The latest figures show how the government’s education reforms are raising standards among black pupils more quickly than any other ethnic group.
Black pupils have for several years been the lowest-performing ethnic group in England’s schools - but Department for Education statistics show that since 2010 the gap between their results and other pupils’ has narrowed in both primary school tests and GCSEs, and that they have achieved the largest improvements of children from any background.
The reforms which have contributed to the turnaround include:
- the acceleration of the academies programme since 2010, allowing under-performing local-authority-run schools to be transformed by high-performing sponsors, and giving heads and teachers the freedom to leave council control by converting their schools into academies
- introducing the English Baccalaureate, which has encouraged schools to enter thousands more pupils for GCSEs in the key academic subjects most valued by leading universities and employers
- bringing in the pupil premium, which gives schools extra money to improve the performance of their poorest pupils
Schools Minister Lord Nash said:
For years black pupils’ results have lagged behind their peers’ but that gap is being eroded at all levels - the government’s school reforms are helping thousands more black pupils, including the poorest, to do well at primary school, thrive in their GCSEs, and then succeed in life.
It is particularly through sponsored academies, where long-term underperforming local-authority-run schools are being turned around by brilliant sponsors, that black pupils are benefiting. There are proportionately far more black pupils in academies than in council schools, and the improving performance of black pupils is reflected in the improvements in academies.
Nationally, 58.1% of black pupils achieved 5 or more GCSEs at C or better including English and maths last year. That represented the biggest increase of any ethnic group from 2012 (up 3.5 percentage points) and from 2010 (up 8.8 percentage points). The national average is 60.6%.
It means the gap between black pupils’ and all pupils’ GCSE results has more than halved in just 4 years and is now just 2.5 percentage points - more than two-and-a-half times what it was in 2010 (5.8 percentage points).
And among the poorest black pupils, the gap has also closed markedly - 43.1% of black boys eligible for free school meals achieved 5 or more GCSEs at C or better including English and maths last year - up 2.8 percentage points on the previous year, and the gap between the poorest black pupils and all pupils has narrowed by 4.4 percentage points since 2009.

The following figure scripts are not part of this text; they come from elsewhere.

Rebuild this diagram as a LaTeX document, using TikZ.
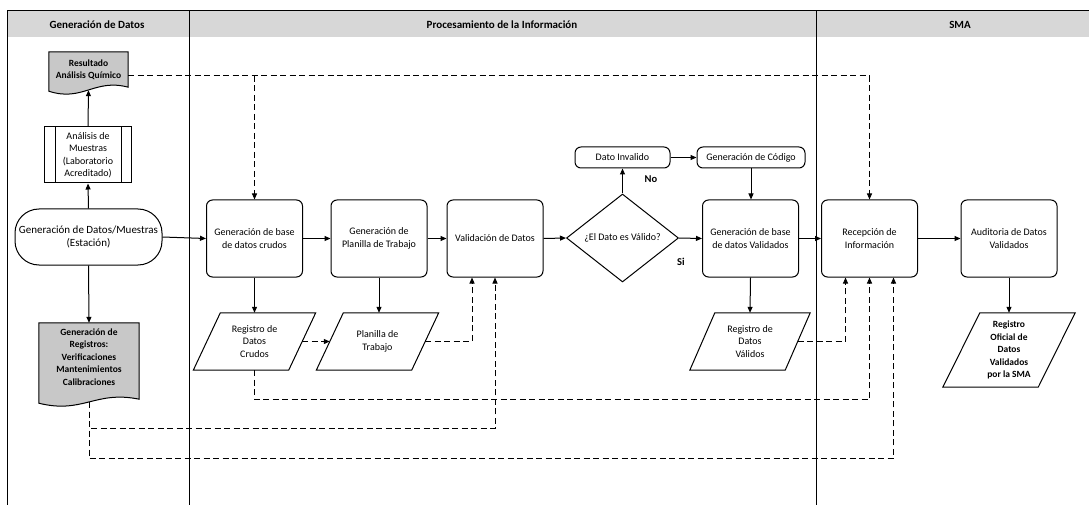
\documentclass[tikz,border=0pt]{standalone}
\usepackage{fontspec}
\setmainfont{Carlito}
\usetikzlibrary{shapes.geometric,arrows.meta,calc}
\newcommand\pgramdraw[2]{\draw[edge] ($(#1.north west)+(#2,0)$) -- ($(#1.north east)+(#2,0)$) -- ($(#1.south east)+(-#2,0)$) -- ($(#1.south west)+(-#2,0)$) -- cycle;}
\newcommand\docdraw[1]{\draw[edge,fill=docgray] (#1.north west) -- (#1.north east) -- ($(#1.south east)+(0,-3)$) .. controls ($(#1.south)+(6,-12)$) and ($(#1.south)+(-6,12)$) .. ($(#1.south west)+(0,1)$) -- cycle;}
\definecolor{docgray}{RGB}{200,200,200}
\definecolor{hdrgray}{RGB}{215,215,215}
\begin{document}
\begin{tikzpicture}[x=1pt,y=-1pt,
  base/.style={font=\fontsize{10}{12.5}\selectfont, align=center, inner sep=1pt},
  edge/.style={line width=1pt},
  proc/.style={base, draw, edge, rounded corners=6pt, minimum width=96pt, minimum height=77pt},
  small/.style={base, draw, edge, rounded corners=6pt, minimum height=21pt},
  pg/.style={base, minimum width=95pt, minimum height=57pt},
  docn/.style={base, minimum width=79pt},
  arr/.style={edge, -{Triangle[length=6pt,width=5pt]}},
  darr/.style={arr, dash pattern=on 6pt off 3.5pt},
  hdr/.style={font=\bfseries\fontsize{11}{12}\selectfont},
  lbl/.style={font=\bfseries\fontsize{10.5}{12}\selectfont},
  bold/.style={base, font=\bfseries\fontsize{9.5}{12.5}\selectfont}]
\useasboundingbox (0,0) rectangle (1089,505);
% swimlanes
\fill[hdrgray] (7,11) rectangle (1089,37);
\draw[edge] (7,11) -- (1089,11);
\draw[edge] (7,11) -- (7,505);
\draw[edge] (189,11) -- (189,505);
\draw[edge] (816,11) -- (816,505);
\node[hdr] (h1) at (97,25) {Generación de Datos};
\node[hdr] (h2) at (502,25) {Procesamiento de la Información};
\node[hdr] (h3) at (960,25) {SMA};
% left lane
\node[docn, minimum height=38pt] (res) at (88.5,71) {};
\docdraw{res}
\node[bold] (rest) at (88.5,70) {Resultado\\Análisis Químico};
\node[base, draw, edge, minimum width=87pt, minimum height=56pt] (ana) at (88,155) {Análisis de\\Muestras\\(Laboratorio\\Acreditado)};
\draw[edge] ([xshift=11pt]ana.north west) -- ([xshift=11pt]ana.south west);
\draw[edge] ([xshift=-11pt]ana.north east) -- ([xshift=-11pt]ana.south east);
\node[base, font=\fontsize{11}{13}\selectfont, draw, edge, rounded corners=24pt, minimum width=147pt, minimum height=56pt] (gen) at (88.5,237) {Generación de Datos/Muestras\\(Estación)};
\node[docn, minimum width=100pt, minimum height=79pt] (regs) at (89,362.5) {};
\docdraw{regs}
\node[bold] (regt) at (89,357) {Generación de\\Registros:\\Verificaciones\\Mantenimientos\\Calibraciones};
% main row
\node[proc] (crd) at (254.5,238.5) {Generación de base\\de datos crudos};
\node[proc] (pla) at (379,238.5) {Generación de\\Planilla de Trabajo};
\node[proc] (val) at (495,238.5) {Validación de Datos};
\node[base, draw, edge, diamond, aspect=1.27, minimum width=112pt, minimum height=88pt, inner sep=0pt] (dia) at (622.5,238) {¿El Dato es Válido?};
\node[proc] (vdb) at (750.5,238.5) {Generación de base\\de datos Validados};
\node[proc] (rec) at (869.5,238.5) {Recepción de\\Información};
\node[proc] (aud) at (1009,238.5) {Auditoria de Datos\\Validados};
\node[small, minimum width=95pt] (inv) at (622.5,157.5) {Dato Invalido};
\node[small, minimum width=108pt] (cod) at (751,157.5) {Generación de Código};
\node[lbl] (no) at (651,179) {No};
\node[lbl] (si) at (681,262) {Si};
% parallelograms
\node[pg] (pcr) at (254.5,341.5) {Registro de\\Datos\\Crudos};
\pgramdraw{pcr}{13.5}
\node[pg] (ppl) at (377.5,341.5) {Planilla de\\Trabajo};
\pgramdraw{ppl}{13.5}
\node[pg] (pva) at (750,341.5) {Registro de\\Datos\\Válidos};
\pgramdraw{pva}{12.5}
\node[pg, minimum height=74pt] (pof) at (1009,350) {};
\pgramdraw{pof}{18.5}
\node[bold] (poft) at (1009,350) {Registro\\Oficial de\\Datos\\Validados\\por la SMA};
% solid arrows
\draw[arr] (gen.north) -- (ana.south);
\draw[arr] (ana.north) -- (res.south);
\draw[arr] (gen.south) -- (regs.north);
\draw[arr] (gen.east) -- (crd.west);
\draw[arr] (crd.east) -- (pla.west);
\draw[arr] (pla.east) -- (val.west);
\draw[arr] (val.east) -- (dia.west);
\draw[arr] (dia.east) -- (vdb.west);
\draw[arr] (vdb.east) -- (rec.west);
\draw[arr] (rec.east) -- (aud.west);
\draw[arr] (dia.north) -- (inv.south);
\draw[arr] (inv.east) -- (cod.west);
\draw[arr] (cod.south) -- (cod.south |- vdb.north);
\draw[arr] (crd.south) -- (pcr.north);
\draw[arr] (pla.south) -- (pla.south |- ppl.north);
\draw[arr] (vdb.south) -- (pva.north);
\draw[arr] (aud.south) -- (pof.north);
% dashed arrows
\coordinate (rj) at ([yshift=-5pt]res.east);
\draw[darr] (rj) -| (rec.north);
\draw[darr] (rj -| crd.north) -- (crd.north);
\draw[darr] (pcr.east) -- (ppl.west);
\draw[darr] (ppl.east) -| ($(val.south)+(-23,0)$);
\draw[darr] (regs.south) |- ($(val.south)+(0,151)$) -- (val.south);
\draw[darr] (regs.south) |- ($(rec.south)+(24,181)$) -- ($(rec.south)+(24,0)$);
\draw[darr] (pcr.south) |- ($(rec.south)+(0,122)$) -- (rec.south);
\draw[darr] (pva.east) -| ($(rec.south)+(-24,0)$);
\end{tikzpicture}
\end{document}
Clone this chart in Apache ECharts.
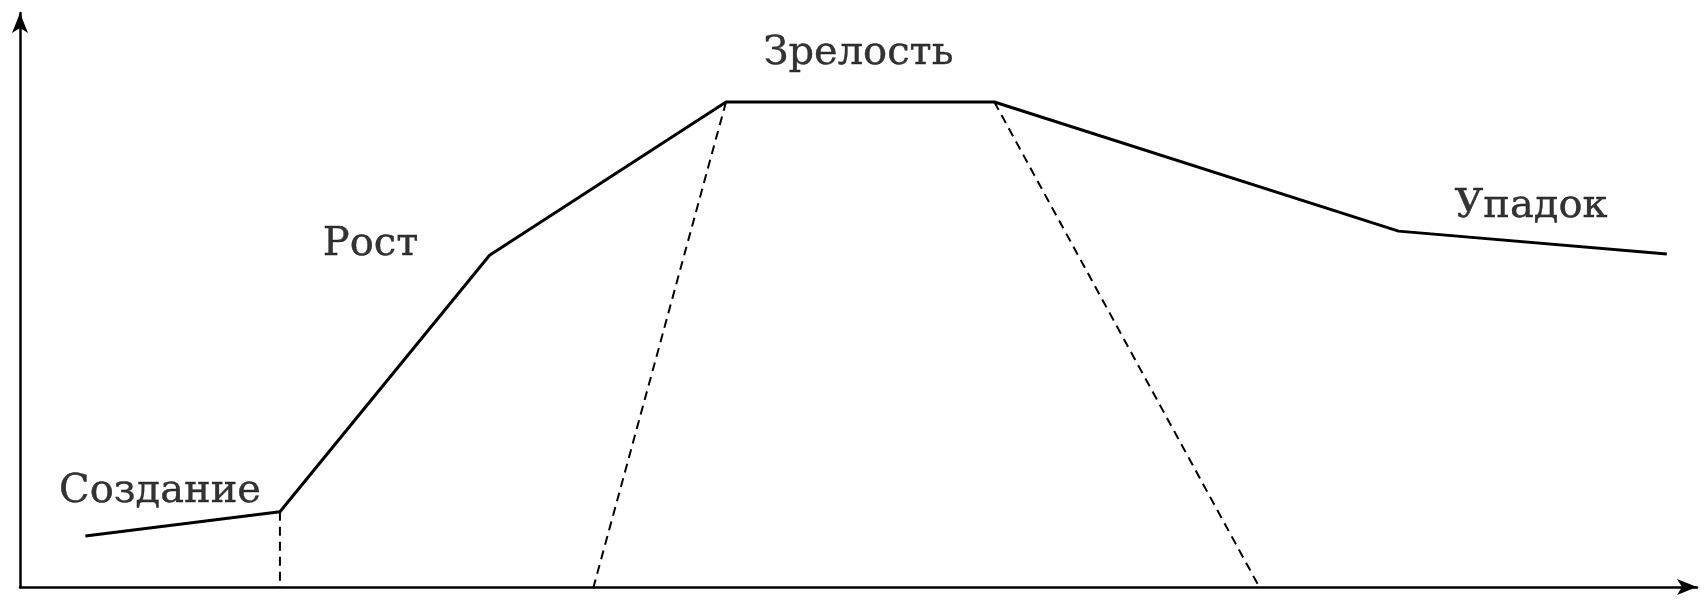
<!DOCTYPE html>
<html>
<head>
    <meta charset="utf-8">
    <title>Жизненный цикл</title>
    <script src="https://cdn.jsdelivr.net/npm/echarts@6/dist/echarts.min.js"></script>
    <style>
        html, body { margin: 0; padding: 0; background: #fff; }
    </style>
</head>
<body>
<div id="main" style="width: 1705px;height:600px;"></div>
<script type="text/javascript">
    // основная кривая жизненного цикла
    var curve = [[3.9, 8.9], [15.5, 13.1], [28.0, 57.8], [42.1, 84.5], [58.1, 84.5], [82.2, 62.0], [98.2, 58.0]];
    // пунктирные линии-границы стадий
    var dash1 = [[15.5, 13.1], [15.5, 0]];
    var dash2 = [[42.1, 84.5], [34.2, 0]];
    var dash3 = [[58.1, 84.5], [73.9, 0]];
    // подписи стадий
    var stageNames = ['Создание', 'Рост', 'Зрелость', 'Упадок'];
    var stagePos = [[8.35, 16.6], [20.9, 59.6], [50.0, 93.0], [90.1, 66.2]];

    var myChart = echarts.init(document.getElementById('main'));

    var labelData = stageNames.map(function (n, i) {
        return { name: n, value: stagePos[i] };
    });

    function dashed(data) {
        return {
            type: 'line',
            data: data,
            symbol: 'none',
            silent: true,
            lineStyle: { color: '#000', width: 2, type: [9, 6] }
        };
    }

    var option = {
        animation: false,
        backgroundColor: '#fff',
        grid: { left: 20, right: 8, top: 13, bottom: 13 },
        xAxis: {
            type: 'value', min: 0, max: 100,
            axisLine: { show: true, symbol: ['none', 'arrow'], symbolSize: [12, 20], lineStyle: { color: '#000', width: 2.5 } },
            axisTick: { show: false },
            axisLabel: { show: false },
            splitLine: { show: false }
        },
        yAxis: {
            type: 'value', min: 0, max: 100,
            axisLine: { show: true, symbol: ['none', 'arrow'], symbolSize: [12, 20], lineStyle: { color: '#000', width: 2.5 } },
            axisTick: { show: false },
            axisLabel: { show: false },
            splitLine: { show: false }
        },
        series: [
            {
                type: 'line',
                data: curve,
                symbol: 'none',
                silent: true,
                lineStyle: { color: '#000', width: 3 }
            },
            dashed(dash1),
            dashed(dash2),
            dashed(dash3),
            {
                type: 'scatter',
                data: labelData,
                symbolSize: 0,
                silent: true,
                label: {
                    show: true,
                    position: 'inside',
                    formatter: '{b}',
                    color: '#000',
                    textBorderColor: '#000',
                    textBorderWidth: 0.4,
                    fontFamily: 'DejaVu Serif',
                    fontSize: 40
                }
            }
        ]
    };

    myChart.setOption(option);
</script>
</body>
</html>
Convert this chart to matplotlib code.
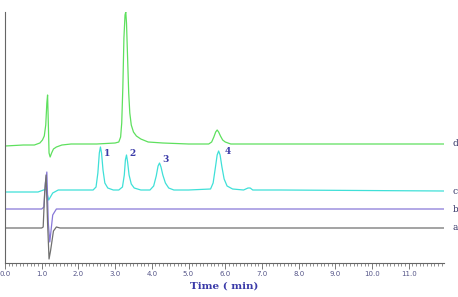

Sponsored academies - where the proportion of black pupils is a third higher compared to all state-funded schools - are in particular helping black pupils get better results:
just under half of black pupils in sponsored academies (46.5%) achieved 5 or more good GCSEs including English and maths in 2010 - the lowest of any ethnic group - compared to 55.8% of all pupils in other state-funded schools, a gap of 9.3 percentage points
but by 2012 (the most recent year for which these statistics are available), the figure had risen to 53.7% for black pupils in sponsored academies and fallen slightly to 54.7% for pupils in local-authority-run schools - a gap of just 1%
black pupils in sponsored academies also extended their lead over black pupils in similar local-authority-run schools - where just 47.3% achieved the key GCSE measure
The figures also show that black pupils are also increasingly taking and achieving the set of key academic subjects most valued by universities and employers - the EBacc:
in 2011, just 16% of black pupils took the EBacc and just 9.9% achieved it - gaps between their performance and all pupils’ of 5.6 percentage points and 5.4 percentage points
but last year, 33.7% took it and 19.6% achieved it - that means the gaps are now just 1.7 percentage points and 3.1 percentage points respectively
The progress black pupils make between the end of primary school and their GCSEs is also well above the national average with:
76.2% of black pupils making the expected level of progress in English in 2013 compared to 70.4% for all pupils
74.2% of pupils making the expected level of progress in maths compared to 70.7% of all pupils
In primary schools tests
The performance of black pupils in primary school tests (taken by 11-year-olds) has also significantly improved in recent years:
73% of black pupils achieved the expected level in the key measure (the 3Rs) last year, against 75% of all pupils. That means the gap between black pupils and their peers in the main primary school indicator is now just 2 percentage points, compared to 5 percentage points in 2010 (when the key measure was achievement in English and maths)
the progress in the 3Rs made by black pupils between ages 7 and 11 was especially impressive - the 2 percentage point improvement from 2012 to 2013 is the biggest of children of any background
and since 2010 the gap between the proportion of black pupils reaching the expected level in maths at age 11 compared to all pupils has fallen from 8 percentage points to 3 percentage points (there are no statistics directly comparing improvements in English between 2010 and 2013 because of the way English performance is now calculated)
Notes to editors
- Black pupils make up 8.1% of all children in primary sponsored academies, compared to just 5.6% in all state-funded schools. Black pupils make up 8.2% of all children in secondary sponsored academies, compared to just 4.9% in all state-funded schools.